**Given problem**
Check every line of the entries for "standalone", and copy the lines that hold it.

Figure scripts
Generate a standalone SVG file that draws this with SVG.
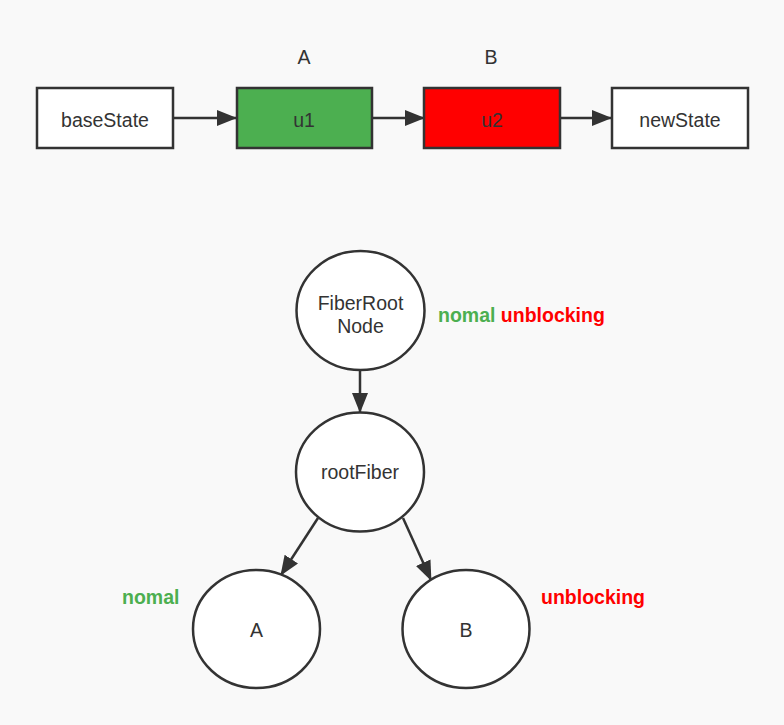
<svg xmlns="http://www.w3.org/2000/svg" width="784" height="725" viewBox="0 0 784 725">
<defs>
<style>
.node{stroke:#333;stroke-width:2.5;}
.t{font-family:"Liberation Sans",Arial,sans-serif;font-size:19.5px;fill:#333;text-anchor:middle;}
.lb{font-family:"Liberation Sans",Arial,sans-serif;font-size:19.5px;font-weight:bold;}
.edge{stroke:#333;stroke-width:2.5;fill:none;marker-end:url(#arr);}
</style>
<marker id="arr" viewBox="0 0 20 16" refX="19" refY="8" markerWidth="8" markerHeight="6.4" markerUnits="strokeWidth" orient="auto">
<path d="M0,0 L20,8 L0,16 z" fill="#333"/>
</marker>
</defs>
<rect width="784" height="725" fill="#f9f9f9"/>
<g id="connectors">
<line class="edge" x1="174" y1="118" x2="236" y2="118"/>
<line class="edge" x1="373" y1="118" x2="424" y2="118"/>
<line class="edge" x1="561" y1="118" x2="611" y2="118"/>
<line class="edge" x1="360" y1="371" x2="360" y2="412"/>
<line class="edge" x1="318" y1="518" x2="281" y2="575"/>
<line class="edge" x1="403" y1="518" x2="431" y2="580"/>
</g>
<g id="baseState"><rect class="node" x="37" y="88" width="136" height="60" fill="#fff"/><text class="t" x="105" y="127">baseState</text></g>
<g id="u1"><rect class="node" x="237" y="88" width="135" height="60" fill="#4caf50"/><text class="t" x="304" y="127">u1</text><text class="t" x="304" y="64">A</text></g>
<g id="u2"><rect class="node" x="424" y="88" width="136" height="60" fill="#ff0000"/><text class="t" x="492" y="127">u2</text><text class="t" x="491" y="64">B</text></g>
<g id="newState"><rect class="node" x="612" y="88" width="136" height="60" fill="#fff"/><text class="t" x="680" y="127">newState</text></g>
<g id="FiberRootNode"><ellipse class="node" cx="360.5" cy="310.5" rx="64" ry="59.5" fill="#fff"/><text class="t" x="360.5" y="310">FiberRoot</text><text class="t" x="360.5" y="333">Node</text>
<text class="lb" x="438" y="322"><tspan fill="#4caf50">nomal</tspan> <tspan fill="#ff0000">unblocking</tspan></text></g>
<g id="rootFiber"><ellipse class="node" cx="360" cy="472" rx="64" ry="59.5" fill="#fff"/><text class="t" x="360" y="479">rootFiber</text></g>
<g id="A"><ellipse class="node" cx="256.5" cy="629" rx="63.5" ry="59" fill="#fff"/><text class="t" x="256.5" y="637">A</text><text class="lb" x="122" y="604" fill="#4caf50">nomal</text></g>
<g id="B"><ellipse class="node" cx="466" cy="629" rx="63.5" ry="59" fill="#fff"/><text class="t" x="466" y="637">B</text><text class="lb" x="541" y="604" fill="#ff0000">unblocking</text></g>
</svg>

---

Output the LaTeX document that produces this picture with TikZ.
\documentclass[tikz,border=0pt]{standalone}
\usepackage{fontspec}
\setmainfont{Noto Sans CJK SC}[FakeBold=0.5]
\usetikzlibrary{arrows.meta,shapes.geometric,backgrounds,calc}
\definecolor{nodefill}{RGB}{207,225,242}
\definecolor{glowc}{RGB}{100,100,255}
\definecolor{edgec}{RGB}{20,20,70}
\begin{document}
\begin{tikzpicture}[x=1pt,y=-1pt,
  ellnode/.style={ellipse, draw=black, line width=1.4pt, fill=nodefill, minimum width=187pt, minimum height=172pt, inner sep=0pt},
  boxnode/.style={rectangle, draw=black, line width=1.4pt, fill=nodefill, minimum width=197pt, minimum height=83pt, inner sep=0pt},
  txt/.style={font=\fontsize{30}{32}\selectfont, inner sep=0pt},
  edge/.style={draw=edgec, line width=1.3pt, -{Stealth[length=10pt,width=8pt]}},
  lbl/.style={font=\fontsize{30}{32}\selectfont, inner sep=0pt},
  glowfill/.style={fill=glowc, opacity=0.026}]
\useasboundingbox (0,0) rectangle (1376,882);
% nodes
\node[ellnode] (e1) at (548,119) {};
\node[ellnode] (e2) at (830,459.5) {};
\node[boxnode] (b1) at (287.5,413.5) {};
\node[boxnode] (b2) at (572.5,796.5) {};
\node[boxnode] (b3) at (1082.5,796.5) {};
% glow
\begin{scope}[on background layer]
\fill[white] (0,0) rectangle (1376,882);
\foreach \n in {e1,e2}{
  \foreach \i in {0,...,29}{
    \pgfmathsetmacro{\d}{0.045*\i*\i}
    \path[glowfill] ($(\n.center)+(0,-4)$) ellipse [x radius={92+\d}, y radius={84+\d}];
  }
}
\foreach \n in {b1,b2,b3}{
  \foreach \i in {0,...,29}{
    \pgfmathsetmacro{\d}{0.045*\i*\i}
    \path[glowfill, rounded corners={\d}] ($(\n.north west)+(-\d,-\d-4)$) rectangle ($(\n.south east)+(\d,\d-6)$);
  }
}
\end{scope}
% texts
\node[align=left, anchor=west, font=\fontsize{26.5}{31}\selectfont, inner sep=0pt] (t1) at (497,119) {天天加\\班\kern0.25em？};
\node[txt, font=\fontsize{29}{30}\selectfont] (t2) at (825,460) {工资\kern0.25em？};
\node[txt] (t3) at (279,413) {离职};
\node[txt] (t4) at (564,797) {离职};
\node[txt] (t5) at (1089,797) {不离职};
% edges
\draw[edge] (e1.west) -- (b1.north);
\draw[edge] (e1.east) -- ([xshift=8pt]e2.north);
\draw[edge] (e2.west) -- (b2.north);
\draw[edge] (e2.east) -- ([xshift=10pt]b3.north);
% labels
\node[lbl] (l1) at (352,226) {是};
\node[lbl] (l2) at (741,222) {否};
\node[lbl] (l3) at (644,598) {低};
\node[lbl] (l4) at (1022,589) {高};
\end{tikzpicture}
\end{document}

* * *

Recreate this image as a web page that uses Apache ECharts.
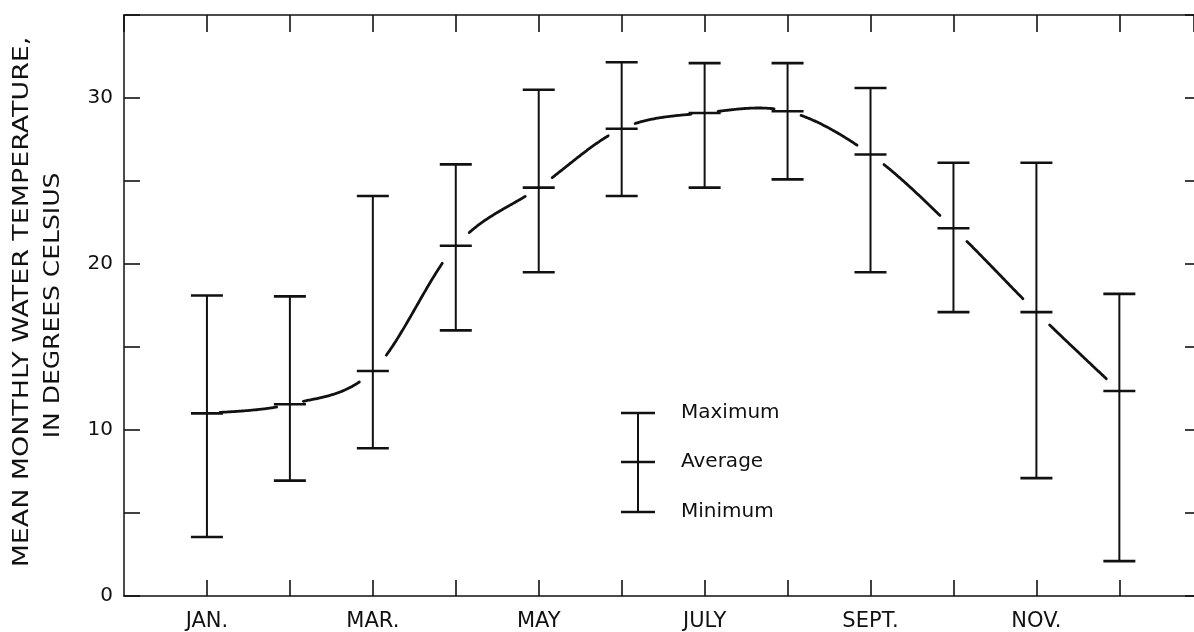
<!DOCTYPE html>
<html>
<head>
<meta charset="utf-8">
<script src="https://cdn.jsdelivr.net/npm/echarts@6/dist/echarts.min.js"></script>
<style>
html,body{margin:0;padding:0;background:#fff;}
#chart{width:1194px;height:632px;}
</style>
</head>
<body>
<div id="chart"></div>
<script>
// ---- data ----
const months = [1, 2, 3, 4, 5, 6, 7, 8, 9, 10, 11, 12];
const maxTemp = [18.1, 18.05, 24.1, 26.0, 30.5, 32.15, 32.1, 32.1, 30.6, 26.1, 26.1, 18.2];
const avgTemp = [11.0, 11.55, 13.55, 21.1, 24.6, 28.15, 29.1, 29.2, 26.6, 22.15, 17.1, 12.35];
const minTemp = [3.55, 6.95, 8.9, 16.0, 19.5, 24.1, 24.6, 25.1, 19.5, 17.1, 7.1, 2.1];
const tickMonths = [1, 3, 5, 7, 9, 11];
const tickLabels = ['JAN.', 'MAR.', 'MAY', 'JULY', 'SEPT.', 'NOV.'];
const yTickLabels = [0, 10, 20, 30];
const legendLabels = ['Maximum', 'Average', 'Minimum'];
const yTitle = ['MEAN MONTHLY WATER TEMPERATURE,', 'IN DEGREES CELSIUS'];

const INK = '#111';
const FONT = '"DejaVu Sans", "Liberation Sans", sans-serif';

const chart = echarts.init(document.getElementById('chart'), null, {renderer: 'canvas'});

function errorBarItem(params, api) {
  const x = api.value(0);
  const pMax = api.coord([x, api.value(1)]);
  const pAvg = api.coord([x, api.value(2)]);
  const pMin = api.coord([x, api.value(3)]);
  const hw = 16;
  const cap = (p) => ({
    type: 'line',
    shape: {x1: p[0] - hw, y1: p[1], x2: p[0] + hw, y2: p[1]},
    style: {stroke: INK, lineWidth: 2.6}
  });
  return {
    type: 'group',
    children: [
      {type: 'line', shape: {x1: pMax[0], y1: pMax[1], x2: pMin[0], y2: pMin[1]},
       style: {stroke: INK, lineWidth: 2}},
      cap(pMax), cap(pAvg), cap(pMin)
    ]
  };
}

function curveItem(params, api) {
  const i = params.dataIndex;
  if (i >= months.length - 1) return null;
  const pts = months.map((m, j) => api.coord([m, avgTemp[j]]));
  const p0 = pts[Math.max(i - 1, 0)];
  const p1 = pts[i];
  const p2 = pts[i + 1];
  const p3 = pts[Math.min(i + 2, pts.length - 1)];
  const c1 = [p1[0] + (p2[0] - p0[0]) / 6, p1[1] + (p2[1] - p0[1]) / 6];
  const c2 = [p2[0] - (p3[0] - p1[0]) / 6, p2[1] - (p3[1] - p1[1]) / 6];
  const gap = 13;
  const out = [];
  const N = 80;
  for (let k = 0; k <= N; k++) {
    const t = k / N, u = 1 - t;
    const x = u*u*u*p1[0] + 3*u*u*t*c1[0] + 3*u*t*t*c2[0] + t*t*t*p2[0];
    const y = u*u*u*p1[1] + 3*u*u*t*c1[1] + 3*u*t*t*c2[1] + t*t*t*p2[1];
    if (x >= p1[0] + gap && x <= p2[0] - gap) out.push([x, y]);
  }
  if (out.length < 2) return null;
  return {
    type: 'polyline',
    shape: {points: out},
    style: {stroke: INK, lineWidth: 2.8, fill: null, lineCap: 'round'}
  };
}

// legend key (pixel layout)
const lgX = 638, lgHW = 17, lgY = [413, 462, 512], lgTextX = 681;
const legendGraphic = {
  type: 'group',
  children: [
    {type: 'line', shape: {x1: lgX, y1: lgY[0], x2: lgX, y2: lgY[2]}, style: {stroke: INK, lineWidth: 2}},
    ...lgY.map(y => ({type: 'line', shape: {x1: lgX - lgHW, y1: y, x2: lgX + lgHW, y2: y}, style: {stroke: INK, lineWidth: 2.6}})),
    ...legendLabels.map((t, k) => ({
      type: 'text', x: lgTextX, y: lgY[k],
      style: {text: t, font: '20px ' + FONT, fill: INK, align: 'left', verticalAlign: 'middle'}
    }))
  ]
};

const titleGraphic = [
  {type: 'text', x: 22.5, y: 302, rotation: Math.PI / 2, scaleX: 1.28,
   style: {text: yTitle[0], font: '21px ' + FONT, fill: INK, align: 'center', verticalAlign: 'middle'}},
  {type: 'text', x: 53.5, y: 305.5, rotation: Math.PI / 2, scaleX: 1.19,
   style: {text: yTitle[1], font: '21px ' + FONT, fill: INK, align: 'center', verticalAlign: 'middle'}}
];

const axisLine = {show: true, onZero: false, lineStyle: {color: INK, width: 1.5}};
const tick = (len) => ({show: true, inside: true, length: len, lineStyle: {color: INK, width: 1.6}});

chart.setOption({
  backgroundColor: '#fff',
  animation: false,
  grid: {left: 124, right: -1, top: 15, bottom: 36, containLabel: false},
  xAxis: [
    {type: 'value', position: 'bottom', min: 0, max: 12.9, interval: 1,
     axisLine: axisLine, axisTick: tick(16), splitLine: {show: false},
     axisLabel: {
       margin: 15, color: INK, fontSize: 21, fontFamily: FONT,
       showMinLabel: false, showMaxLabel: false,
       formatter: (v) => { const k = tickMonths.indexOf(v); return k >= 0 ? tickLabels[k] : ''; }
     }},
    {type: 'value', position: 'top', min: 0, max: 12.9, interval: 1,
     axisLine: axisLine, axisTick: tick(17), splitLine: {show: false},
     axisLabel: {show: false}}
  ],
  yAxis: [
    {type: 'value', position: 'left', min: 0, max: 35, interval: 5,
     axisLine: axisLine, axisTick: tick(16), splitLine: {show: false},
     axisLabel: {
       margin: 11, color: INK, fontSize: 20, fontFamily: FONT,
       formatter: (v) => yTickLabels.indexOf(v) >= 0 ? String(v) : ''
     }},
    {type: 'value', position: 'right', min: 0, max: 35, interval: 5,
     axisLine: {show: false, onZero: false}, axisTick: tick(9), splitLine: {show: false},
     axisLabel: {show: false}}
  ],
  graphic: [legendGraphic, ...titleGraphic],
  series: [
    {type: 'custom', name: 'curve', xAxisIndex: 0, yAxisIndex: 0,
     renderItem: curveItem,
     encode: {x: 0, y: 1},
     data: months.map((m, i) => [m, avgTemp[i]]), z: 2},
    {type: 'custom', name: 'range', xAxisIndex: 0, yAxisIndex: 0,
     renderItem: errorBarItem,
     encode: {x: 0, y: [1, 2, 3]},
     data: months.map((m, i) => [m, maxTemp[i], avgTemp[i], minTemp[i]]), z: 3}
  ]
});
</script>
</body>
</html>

**Response to the exercise**
Generate a standalone SVG file that draws this with SVG.
\documentclass[tikz,border=0pt]{standalone}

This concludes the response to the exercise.